*To be done*:
Your task is to print, exactly and only, the lines from the start of the entries below through the line with "fig = plt.figure(figsize=(W". Include both ends, but skip the pictures.

*Supplied records*:
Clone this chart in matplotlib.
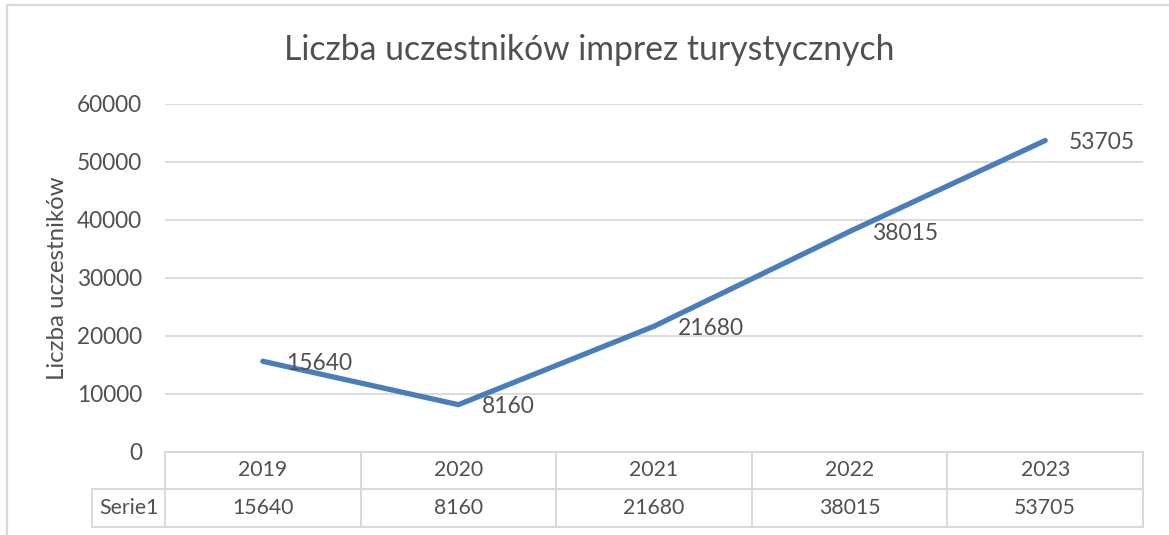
import matplotlib
matplotlib.use("Agg")
import matplotlib.pyplot as plt
from matplotlib.lines import Line2D

years = ["2019", "2020", "2021", "2022", "2023"]
values = [15640, 8160, 21680, 38015, 53705]
series_name = "Serie1"
title = "Liczba uczestników imprez turystycznych"
ylabel = "Liczba uczestników"
yticks = [0, 10000, 20000, 30000, 40000, 50000, 60000]

W, H = 1169, 535
DPI = 100
plt.rcParams['font.family'] = ['Lato', 'DejaVu Sans']
TXT = "#505050"
GRID = "#D9D9D9"
LINE = "#4A7EBB"

fig = plt.figure(figsize=(W / DPI, H / DPI), dpi=DPI)

def fx(px):
    return px / W

def fy(py):
    return (H - py) / H

# plot area in pixels
left_px, right_px = 165, 1143
top_px, bottom_px = 104, 452
ax = fig.add_axes([fx(left_px), fy(bottom_px), fx(right_px - left_px), (bottom_px - top_px) / H])
ax.set_xlim(-0.5, len(years) - 0.5)
ax.set_ylim(0, 60000)
for s in ax.spines.values():
    s.set_visible(False)
ax.set_xticks([])
ax.set_yticks(yticks)
ax.set_yticklabels([str(t) for t in yticks])
ax.tick_params(axis='y', length=0, pad=16.5, labelsize=16.3, labelcolor=TXT)
ax.grid(axis='y', color=GRID, linewidth=1.3)
ax.set_axisbelow(True)

x = list(range(len(years)))
ax.plot(x, values, color=LINE, linewidth=3.8, solid_capstyle='round', solid_joinstyle='round', zorder=3)
for xi, v in zip(x, values):
    ax.annotate(str(v), (xi, v), xytext=(17.0, -1.5), textcoords='offset points',
                ha='left', va='center', fontsize=16.4, color=TXT, zorder=4)

# title and y label
fig.text(fx(589), fy(60), title, ha='center', va='baseline', fontsize=24.3, color=TXT)
fig.text(fx(58), fy(278), ylabel, ha='center', va='center', rotation=90, fontsize=17.3, color=TXT)

# data table
col_w = (right_px - left_px) / len(years)
row1_top, row_mid, row_bot = 452, 489, 527
series_left = 92
lw = 1.4

def hline(y, x0, x1):
    fig.add_artist(Line2D([fx(x0), fx(x1)], [fy(y), fy(y)], color=GRID, linewidth=lw))

def vline(xp, y0, y1):
    fig.add_artist(Line2D([fx(xp), fx(xp)], [fy(y0), fy(y1)], color=GRID, linewidth=lw))

hline(row1_top, left_px, right_px)
hline(row_mid, series_left, right_px)
hline(row_bot, series_left, right_px)
for i in range(len(years) + 1):
    vline(left_px + i * col_w, row1_top, row_bot)
vline(series_left, row_mid, row_bot)

for i, (yr, v) in enumerate(zip(years, values)):
    cx = left_px + (i + 0.5) * col_w
    fig.text(fx(cx), fy((row1_top + row_mid) / 2), yr, ha='center', va='center', fontsize=15.3, color=TXT)
    fig.text(fx(cx), fy((row_mid + row_bot) / 2), str(v), ha='center', va='center', fontsize=15.3, color=TXT)
fig.text(fx((series_left + left_px) / 2), fy((row_mid + row_bot) / 2), series_name,
         ha='center', va='center', fontsize=15.3, color=TXT)

# outer chart frame (partially visible)
fig.add_artist(Line2D([fx(7), fx(7)], [fy(5), fy(H + 5)], color=GRID, linewidth=1.6))
fig.add_artist(Line2D([fx(7), fx(W + 5)], [fy(5), fy(5)], color=GRID, linewidth=1.6))

fig.savefig("out.png", dpi=DPI)
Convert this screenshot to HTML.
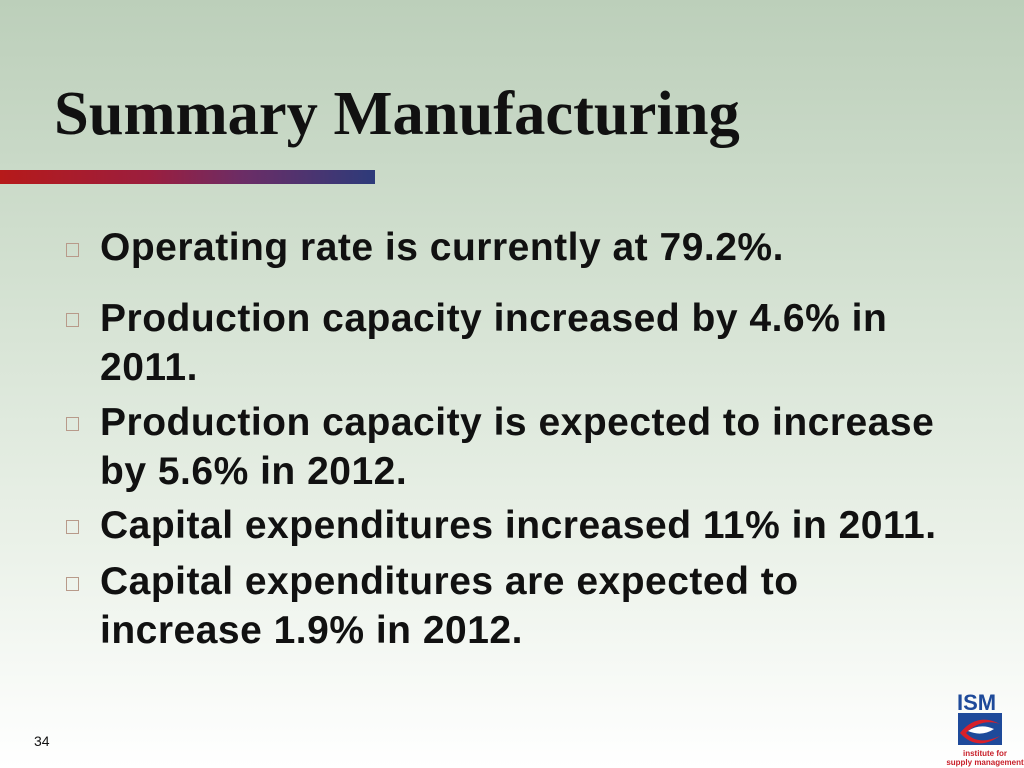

*Response to the task*:
Clone this chart in matplotlib.
import matplotlib
matplotlib.use("Agg")
import matplotlib.pyplot as plt
from matplotlib.lines import Line2D

years = ["2019", "2020", "2021", "2022", "2023"]
values = [15640, 8160, 21680, 38015, 53705]
series_name = "Serie1"
title = "Liczba uczestników imprez turystycznych"
ylabel = "Liczba uczestników"
yticks = [0, 10000, 20000, 30000, 40000, 50000, 60000]

W, H = 1169, 535
DPI = 100
plt.rcParams['font.family'] = ['Lato', 'DejaVu Sans']
TXT = "#505050"
GRID = "#D9D9D9"
LINE = "#4A7EBB"

fig = plt.figure(figsize=(W / DPI, H / DPI), dpi=DPI)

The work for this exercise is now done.